# THE DATA

**********

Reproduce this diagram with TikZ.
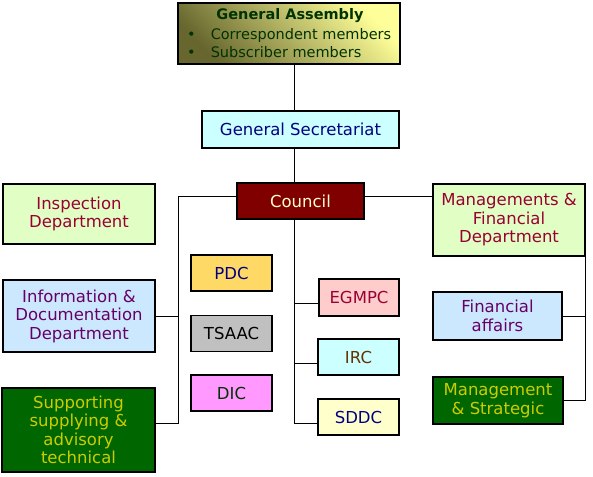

**********

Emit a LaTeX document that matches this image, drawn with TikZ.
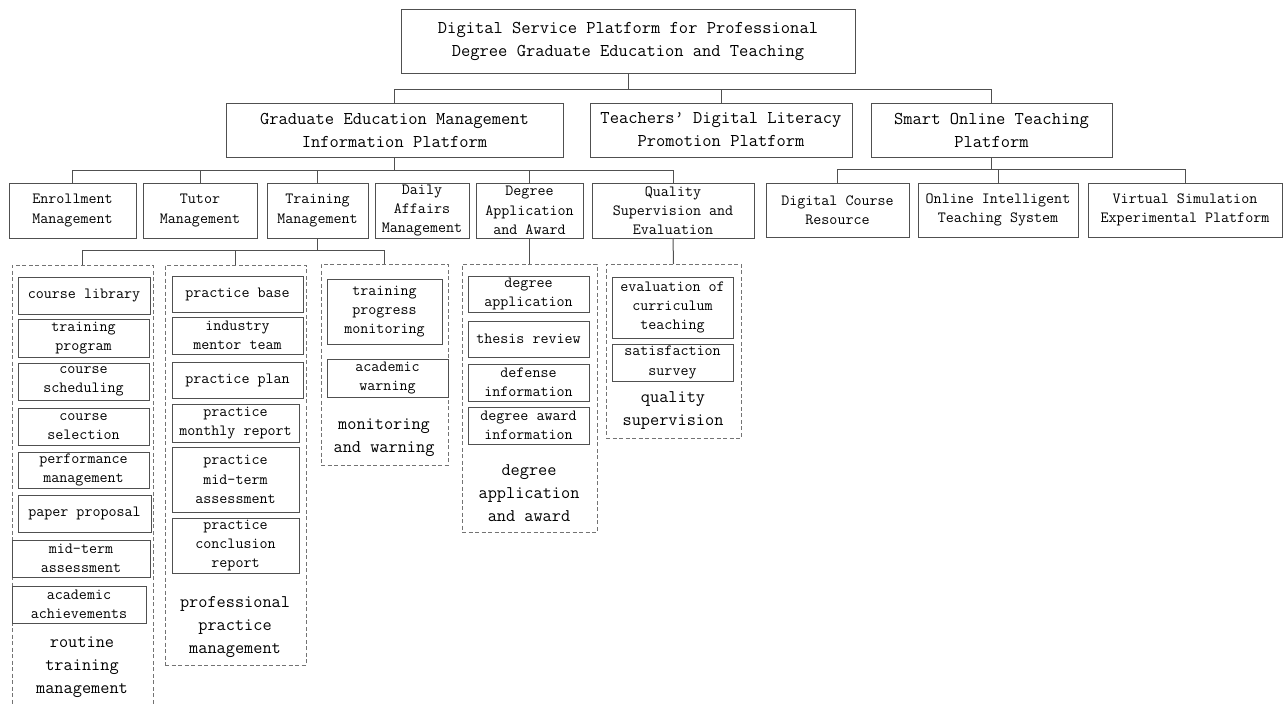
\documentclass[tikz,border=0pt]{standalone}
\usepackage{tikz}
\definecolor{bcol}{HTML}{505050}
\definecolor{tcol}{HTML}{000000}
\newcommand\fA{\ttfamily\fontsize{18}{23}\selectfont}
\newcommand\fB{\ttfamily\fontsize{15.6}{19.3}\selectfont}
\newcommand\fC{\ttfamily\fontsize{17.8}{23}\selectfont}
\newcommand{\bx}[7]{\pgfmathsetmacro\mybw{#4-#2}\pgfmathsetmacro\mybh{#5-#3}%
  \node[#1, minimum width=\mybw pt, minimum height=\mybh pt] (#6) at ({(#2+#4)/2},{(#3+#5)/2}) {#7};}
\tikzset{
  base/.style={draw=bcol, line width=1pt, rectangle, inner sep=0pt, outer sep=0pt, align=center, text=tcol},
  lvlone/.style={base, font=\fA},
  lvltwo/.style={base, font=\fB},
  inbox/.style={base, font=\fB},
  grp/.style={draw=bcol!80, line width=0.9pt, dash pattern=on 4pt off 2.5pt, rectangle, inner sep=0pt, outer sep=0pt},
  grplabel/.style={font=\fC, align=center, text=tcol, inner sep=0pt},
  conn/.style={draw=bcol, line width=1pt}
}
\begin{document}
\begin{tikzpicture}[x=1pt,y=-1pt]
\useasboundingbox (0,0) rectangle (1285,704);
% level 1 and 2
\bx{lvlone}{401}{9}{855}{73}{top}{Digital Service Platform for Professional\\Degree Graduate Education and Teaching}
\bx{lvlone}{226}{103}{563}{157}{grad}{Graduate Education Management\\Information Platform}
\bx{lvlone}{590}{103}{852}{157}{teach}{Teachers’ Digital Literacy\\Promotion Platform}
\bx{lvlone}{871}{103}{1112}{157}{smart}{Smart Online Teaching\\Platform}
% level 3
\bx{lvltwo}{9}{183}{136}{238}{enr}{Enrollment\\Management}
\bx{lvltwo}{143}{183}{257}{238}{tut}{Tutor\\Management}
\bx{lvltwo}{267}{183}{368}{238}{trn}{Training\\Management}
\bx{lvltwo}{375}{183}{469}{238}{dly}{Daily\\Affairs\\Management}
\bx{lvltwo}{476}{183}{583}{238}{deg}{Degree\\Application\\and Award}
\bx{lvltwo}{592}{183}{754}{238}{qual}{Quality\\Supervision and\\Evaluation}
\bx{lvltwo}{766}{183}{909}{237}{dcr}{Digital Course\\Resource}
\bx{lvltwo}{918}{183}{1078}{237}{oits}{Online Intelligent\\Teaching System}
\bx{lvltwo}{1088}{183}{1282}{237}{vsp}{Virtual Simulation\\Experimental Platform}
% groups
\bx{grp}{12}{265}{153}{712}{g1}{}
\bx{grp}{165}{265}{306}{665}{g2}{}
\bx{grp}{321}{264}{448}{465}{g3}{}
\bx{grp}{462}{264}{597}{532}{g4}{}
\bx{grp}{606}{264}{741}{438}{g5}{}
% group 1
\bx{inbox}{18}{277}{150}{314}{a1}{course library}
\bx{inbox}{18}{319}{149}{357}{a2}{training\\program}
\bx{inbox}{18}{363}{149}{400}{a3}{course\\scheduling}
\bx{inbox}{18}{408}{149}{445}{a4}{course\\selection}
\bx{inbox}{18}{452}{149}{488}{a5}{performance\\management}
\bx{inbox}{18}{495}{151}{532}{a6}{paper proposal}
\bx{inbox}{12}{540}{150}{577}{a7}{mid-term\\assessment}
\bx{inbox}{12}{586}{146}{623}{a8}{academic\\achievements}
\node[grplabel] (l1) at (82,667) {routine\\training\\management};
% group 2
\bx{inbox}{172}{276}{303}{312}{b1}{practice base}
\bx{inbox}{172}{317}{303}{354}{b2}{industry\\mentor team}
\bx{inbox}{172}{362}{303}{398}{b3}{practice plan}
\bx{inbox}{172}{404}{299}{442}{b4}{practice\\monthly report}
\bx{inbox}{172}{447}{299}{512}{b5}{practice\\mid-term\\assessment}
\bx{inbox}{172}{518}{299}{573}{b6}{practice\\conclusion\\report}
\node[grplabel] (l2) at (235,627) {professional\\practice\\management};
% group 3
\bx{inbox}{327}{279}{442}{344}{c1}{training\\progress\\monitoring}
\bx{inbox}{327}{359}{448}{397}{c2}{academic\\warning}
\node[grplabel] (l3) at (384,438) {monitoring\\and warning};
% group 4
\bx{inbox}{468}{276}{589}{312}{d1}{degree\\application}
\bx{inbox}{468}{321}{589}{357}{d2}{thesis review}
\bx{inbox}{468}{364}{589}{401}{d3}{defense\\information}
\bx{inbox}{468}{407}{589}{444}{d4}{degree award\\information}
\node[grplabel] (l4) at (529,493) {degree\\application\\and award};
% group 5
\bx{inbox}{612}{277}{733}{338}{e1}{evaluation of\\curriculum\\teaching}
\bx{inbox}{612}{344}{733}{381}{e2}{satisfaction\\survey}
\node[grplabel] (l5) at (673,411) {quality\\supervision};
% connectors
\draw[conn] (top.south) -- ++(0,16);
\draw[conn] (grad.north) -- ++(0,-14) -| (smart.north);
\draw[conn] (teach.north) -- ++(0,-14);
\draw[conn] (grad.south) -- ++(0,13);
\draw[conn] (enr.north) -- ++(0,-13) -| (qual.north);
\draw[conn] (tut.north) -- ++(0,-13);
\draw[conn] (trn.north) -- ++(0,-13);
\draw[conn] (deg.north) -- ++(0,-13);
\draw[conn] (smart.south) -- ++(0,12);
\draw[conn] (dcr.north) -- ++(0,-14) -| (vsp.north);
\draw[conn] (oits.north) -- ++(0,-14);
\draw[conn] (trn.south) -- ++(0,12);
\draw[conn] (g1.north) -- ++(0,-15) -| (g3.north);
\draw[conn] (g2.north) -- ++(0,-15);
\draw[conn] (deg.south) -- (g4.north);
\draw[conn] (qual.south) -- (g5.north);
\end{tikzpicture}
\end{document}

**********

# GIVEN INSTRUCTION
Copy out all lines from the material above that contain the string "with".

# THE RESULT
Reproduce this diagram with TikZ.
Emit a LaTeX document that matches this image, drawn with TikZ.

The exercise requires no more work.